"""

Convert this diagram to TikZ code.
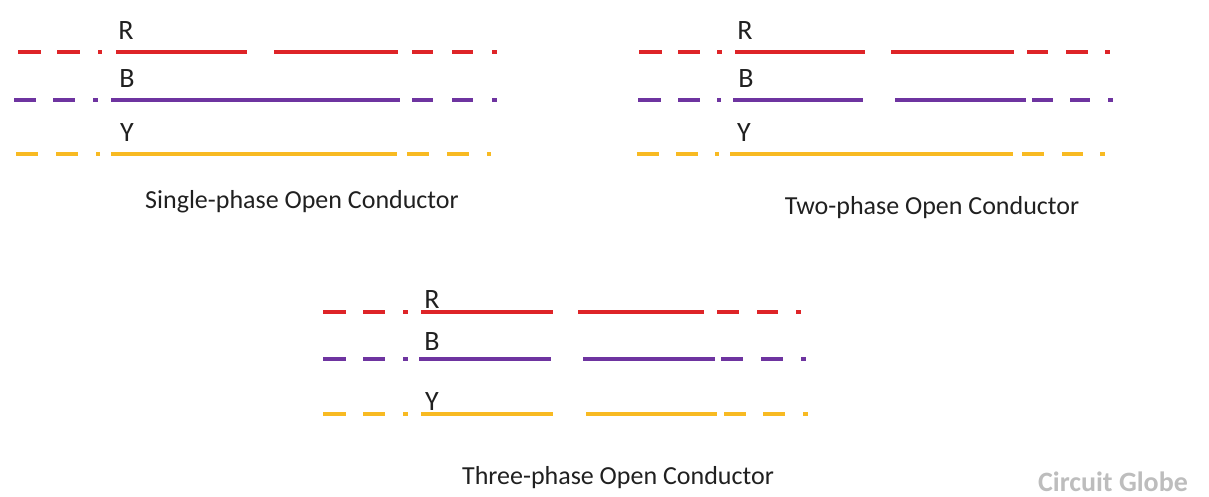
\documentclass[tikz,border=0pt]{standalone}
\usepackage{fontspec}
\setmainfont{Carlito}
\usetikzlibrary{positioning}
\definecolor{phRed}{HTML}{DE2428}
\definecolor{phBlue}{HTML}{6E34A0}
\definecolor{phYellow}{HTML}{F8BA22}
\definecolor{cgGrey}{HTML}{BDBDBD}
\definecolor{txtInk}{HTML}{202020}
\tikzset{
  wire/.style={line width=4.2pt},
  phlabel/.style={font=\fontsize{28}{28}\selectfont, text=txtInk, inner sep=0pt, anchor=base},
  caption/.style={font=\fontsize{26}{26}\selectfont, text=txtInk, inner sep=0pt, anchor=base},
}

\begin{document}
\begin{tikzpicture}[x=1pt,y=-1pt]
  \useasboundingbox (0,0) rectangle (1209,497);
  % single-phase open conductor
  \foreach \a/\b in {18/41,57/80,98/102,116/247,274/398,412/433,452/473,492/497}
    {\draw[wire,phRed] (\a,52) -- (\b,52);}
  \foreach \a/\b in {14/36,53/75,93/98,111/400,412/433,452/473,492/497}
    {\draw[wire,phBlue] (\a,100) -- (\b,100);}
  \foreach \a/\b in {16/38,56/78,96/100,111/397,407/429,447/469,487/491}
    {\draw[wire,phYellow] (\a,154) -- (\b,154);}
  \node[phlabel] (r1) at (126,40) {R};
  \node[phlabel] (b1) at (127,88) {B};
  \node[phlabel] (y1) at (127,142) {Y};
  \node[caption] (cap1) at (302,208) {Single-phase Open Conductor};
  % two-phase open conductor
  \foreach \a/\b in {639/662,678/700,717/722,735/865,891/1014,1027/1048,1066/1088,1105/1110}
    {\draw[wire,phRed] (\a,52) -- (\b,52);}
  \foreach \a/\b in {638/661,678/700,717/721,733/863,895/1026,1032/1053,1070/1090,1108/1113}
    {\draw[wire,phBlue] (\a,100) -- (\b,100);}
  \foreach \a/\b in {637/659,676/698,715/719,730/1013,1022/1044,1062/1083,1100/1105}
    {\draw[wire,phYellow] (\a,154) -- (\b,154);}
  \node[phlabel] (r2) at (745,40) {R};
  \node[phlabel] (b2) at (746,88) {B};
  \node[phlabel] (y2) at (744,142) {Y};
  \node[caption] (cap2) at (932,214) {Two-phase Open Conductor};
  % three-phase open conductor
  \foreach \a/\b in {323/346,363/385,403/408,421/553,578/704,717/739,757/778,796/801}
    {\draw[wire,phRed] (\a,312) -- (\b,312);}
  \foreach \a/\b in {323/346,363/385,403/408,419/551,583/715,721/743,761/783,801/806}
    {\draw[wire,phBlue] (\a,359) -- (\b,359);}
  \foreach \a/\b in {323/346,363/385,403/408,421/553,586/717,724/746,763/785,803/808}
    {\draw[wire,phYellow] (\a,414) -- (\b,414);}
  \node[phlabel] (r3) at (432,308) {R};
  \node[phlabel] (b3) at (432,350) {B};
  \node[phlabel] (y3) at (432,410) {Y};
  \node[caption] (cap3) at (618,484) {Three-phase Open Conductor};
  % watermark
  \node[font=\bfseries\fontsize{28}{28}\selectfont, text=cgGrey, inner sep=0pt, anchor=base] (mark) at (1113,491) {Circuit Globe};
\end{tikzpicture}
\end{document}
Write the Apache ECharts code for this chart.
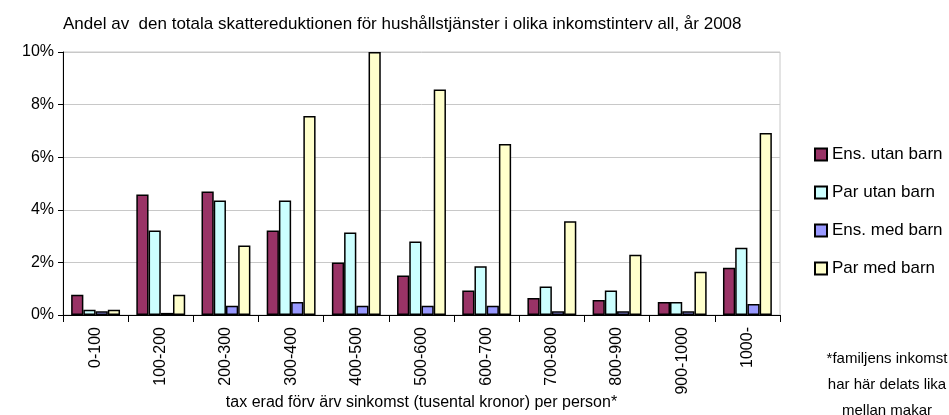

"""

Directions →
How many lines of the records contain the string "code"? Respond with the number alone.

Answer to the problem →
2